Though controversial because victims will receive, at most, an average of $75 a month spread over the next 10 years, the incentive of reparation has lead many victims to shed their fear.
"We were too scared back then to say anything," says Ms. Pastrana. "Standing here, today, I'm still afraid, but not so much."
But despite the continued fear, Sánchez says, people are willing to talk. "They are establishing the memory; they are pushing the limits imposed by the continued violence," he says.
The Historical Memory Group's report relates the details of the 1990 Trujillo Massacre with surprising candor.
It tells of a pact between the local Army commander and two leading drug lords. Their goal? Break the back of rebels who were trying to extort money from drug runners. It recounts the testimony of eye-witnesses who saw an Army major wield a chainsaw against his victims, a method later to be reproduced throughout the country by paramilitary groups.
Orlando Vargas was a 26-year-old carpenter at the time, when he and two of his brothers were snatched from their workshop on one corner of Trujillo's main square along with two assistants.
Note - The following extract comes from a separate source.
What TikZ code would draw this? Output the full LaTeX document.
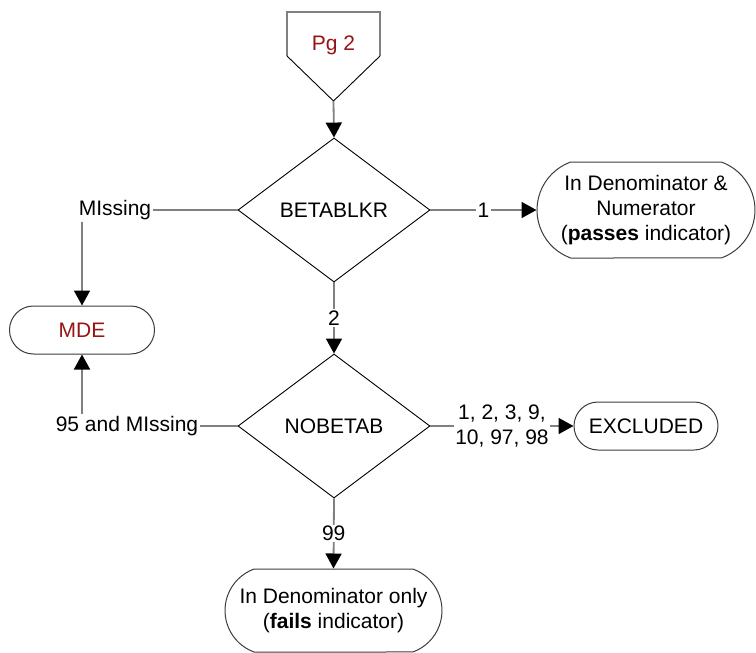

They were never seen again.
Yamileth Vargas, his oldest child, was only 4 at the time. She grew up without her father, but his memory was kept alive within the family. "My father was a daily topic of conversation for us," she says today. "We talked of him all the time, not just about his death but about his life."
Henry Loaiza Ceballos, a drug lord known as "The Scorpion," and Army major Alirio Urueña, oversaw the torture and killing of Vargas's father and the other carpenters at a ranch called Las Violetas, according to the report.
This was not news to Ms. Vargas, now a lawyer who handles victims' rights cases. But it was important to her that the official history reflect the truth because, she says, nearly 20 years later, no one has been convicted of the crimes.
That may change now. Following the presentation of the Historical Memory Group report, Colombia's attorney general ordered all related cases transferred to Bogotá, and warrants have been issued for 20 police and Army officers as well as the husband of the current mayor.
Vargas says that, for her, this is the first step toward closure. "The ultimate step will be when the criminals are convicted."
The Historic Memory Group's mandate does not give it the sweep of an official truth and reconciliation commission like those in more than 30 other countries, and it plans to study only a few emblematic cases of particularly heinous crimes.
Eventually, however, the reports it produces could serve as a basis for the work of a full-fledged truth commission, the creation of which is being currently discussed at the same time Congress debates a bill known as "The Victims Statute."
The bill, if approved, would provide for the restitution of stolen land and set up a national museum of violence and an armed conflict archive.
Spontaneous historians
But many communities are not waiting for a commission to write their histories. In Guatapé, a small, brightly painted town in Antioquia province, victims are just now getting organized.
When they get enough money, says Sonia Díaz – whose father and brother disappeared in 2005 – the group wants to build a public monument with the names of all of the town's victims and they plan to write their stories in a "Book of Memory."
For now, all they have is a sheet of white plastic on a painted tree with the names of the dead interspersed among the leaves and the names of the disappeared near the trunk.
It is a modest first step to recreating a public record of their loved ones, so that the crimes committed against them will not be forgotten.